General Motors announced today that it will engage in a joint research and development agreement with OneD Battery Sciences. The deal will focus on the potential use of the latter’s silicon nanotechnology in automotive batteries.

OneD’s SINANODE platform adds more silicon onto the anode of a battery by fusing silicon nanowires into EV-grade graphite. That’s because the material can store 10 times more energy than graphite, which will have the effect of increasing the energy density of batteries.

General Motors hopes to apply this technology to its Ultium battery cells to give them longer range and lower their cost. The more energy dense a battery, the smaller and lighter a battery pack can be, allowing longer driving ranges.

GM Ultium battery pack

“GM designed Ultium to be a supremely flexible platform so we can continuously improve our cells as battery technology advances,” said Kent Helfrich, GM chief technology officer, vice president of GM research and development, and president of GM Ventures. “Our collaboration with OneD will focus on efforts to continue advancements in EV range, performance and cost.”
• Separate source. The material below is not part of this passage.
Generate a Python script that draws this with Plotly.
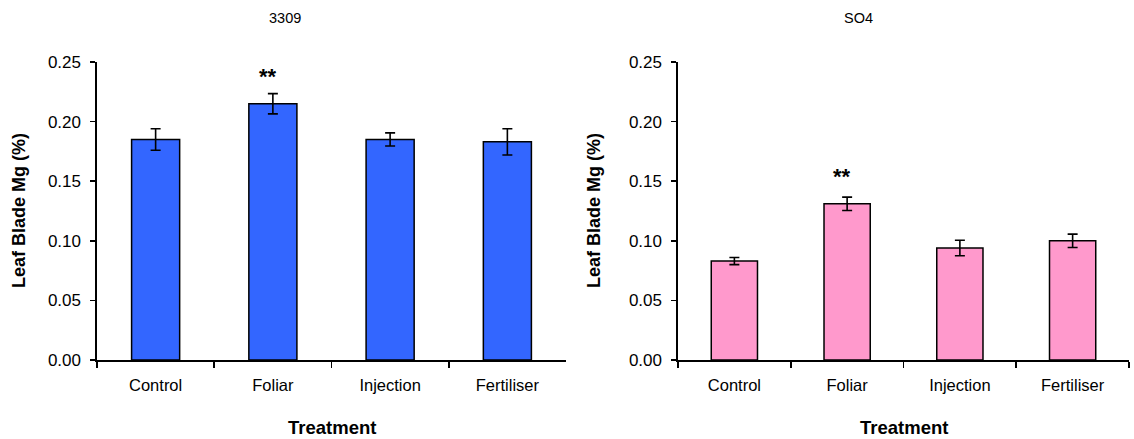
import plotly.graph_objects as go

categories = ["Control", "Foliar", "Injection", "Fertiliser"]
vals_3309 = [0.185, 0.215, 0.185, 0.183]
err_3309 = [0.009, 0.0085, 0.0055, 0.011]
vals_so4 = [0.083, 0.131, 0.094, 0.100]
err_so4 = [0.003, 0.0056, 0.0065, 0.0056]
panel_titles = ["3309", "SO4"]
y_ticks = [0.00, 0.05, 0.10, 0.15, 0.20, 0.25]
signif = ["", "**", "", ""]

W, H = 1134, 439
FONT = "Liberation Sans, Arial, sans-serif"

def px_x(p):
    return p / W

def px_y(p):
    return 1 - p / H

fig = go.Figure()

panels = [
    dict(vals=vals_3309, err=err_3309, color="#3366FF", xd=(97, 566), xa="x", ya="y",
         title_x=285, ytitle_x=19, star_shift=17),
    dict(vals=vals_so4, err=err_so4, color="#FF99CC", xd=(678, 1129), xa="x2", ya="y2",
         title_x=858, ytitle_x=594, star_shift=21),
]

for p in panels:
    fig.add_trace(go.Bar(
        x=categories, y=p["vals"], width=0.41,
        marker=dict(color=p["color"], line=dict(color="black", width=1.5)),
        error_y=dict(type="data", array=p["err"], visible=True, color="black",
                     thickness=1.6, width=5),
        xaxis=p["xa"], yaxis=p["ya"], showlegend=False, hoverinfo="skip",
    ))
    for c, v, e, s in zip(categories, p["vals"], p["err"], signif):
        if s:
            fig.add_annotation(x=c, y=v + e, xref=p["xa"], yref=p["ya"], text="<b>" + s + "</b>",
                               showarrow=False, yanchor="middle", xanchor="center",
                               yshift=p["star_shift"], xshift=-5,
                               font=dict(family=FONT, size=22, color="black"))

axis_common_x = dict(showline=True, linecolor="black", linewidth=1.6, ticks="outside",
                     ticklen=6, tickwidth=1.6, tickcolor="black", tickson="boundaries",
                     showgrid=False, zeroline=False, type="category", automargin=False,
                     ticklabelstandoff=10,
                     tickfont=dict(family=FONT, size=16.5, color="black"), fixedrange=True)
axis_common_y = dict(showline=True, linecolor="black", linewidth=1.6, ticks="outside",
                     ticklen=5, tickwidth=1.6, tickcolor="black", range=[0, 0.25],
                     tickvals=y_ticks, tickformat=".2f", showgrid=False, zeroline=False,
                     automargin=False, ticklabelstandoff=6,
                     tickfont=dict(family=FONT, size=17, color="black"), fixedrange=True)

ydom = [px_y(360), px_y(62)]
fig.update_layout(
    width=W, height=H, margin=dict(l=0, r=0, t=0, b=0, pad=0, autoexpand=False),
    plot_bgcolor="white", paper_bgcolor="white",
    xaxis=dict(domain=[px_x(panels[0]["xd"][0]), px_x(panels[0]["xd"][1])], anchor="y", **axis_common_x),
    yaxis=dict(domain=ydom, anchor="x", **axis_common_y),
    xaxis2=dict(domain=[px_x(panels[1]["xd"][0]), px_x(panels[1]["xd"][1])], anchor="y2", **axis_common_x),
    yaxis2=dict(domain=ydom, anchor="x2", **axis_common_y),
)

for p, t in zip(panels, panel_titles):
    cx = (p["xd"][0] + p["xd"][1]) / 2
    fig.add_annotation(x=px_x(p["title_x"]), y=px_y(18), xref="paper", yref="paper",
                       xanchor="center", yanchor="middle",
                       text=t, showarrow=False, font=dict(family=FONT, size=14.5, color="black"))
    fig.add_annotation(x=px_x(p["ytitle_x"]), y=px_y(211), xref="paper", yref="paper",
                       xanchor="center", yanchor="middle",
                       text="<b>Leaf Blade Mg (%)</b>", textangle=-90, showarrow=False,
                       font=dict(family=FONT, size=18, color="black"))
    fig.add_annotation(x=px_x(cx), y=px_y(427), xref="paper", yref="paper",
                       xanchor="center", yanchor="middle",
                       text="<b>Treatment</b>", showarrow=False,
                       font=dict(family=FONT, size=18.5, color="black"))

fig.write_html("out.html", config={"displayModeBar": False, "staticPlot": True},
               post_script="document.body.style.margin='0';document.body.style.overflow='hidden';")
The automaker claims that this is a first-of-its kind collaboration between two American companies. It has chosen OneD to be its partner because of its 15 years of experience and 240 granted patents.

“From day one, OneD has aimed to simplify silicon as the means to a completely new era of EVs. We believe that the winners of the EV race will be those who can effectively add more silicon to the battery cell, in a way that doesn’t disrupt existing supply chains and processes,” said Vincent Pluvinage, CEO, OneD Battery Sciences. “We’re thrilled to collaborate with General Motors on our shared goal of accelerating mass EV adoption.”

In addition to this research partnership, GM also participated in OneD’s Series C funding round, which recently closed at $25 million. The companies have not set out a timeline for when SINANODE technology could find its way into GM vehicles.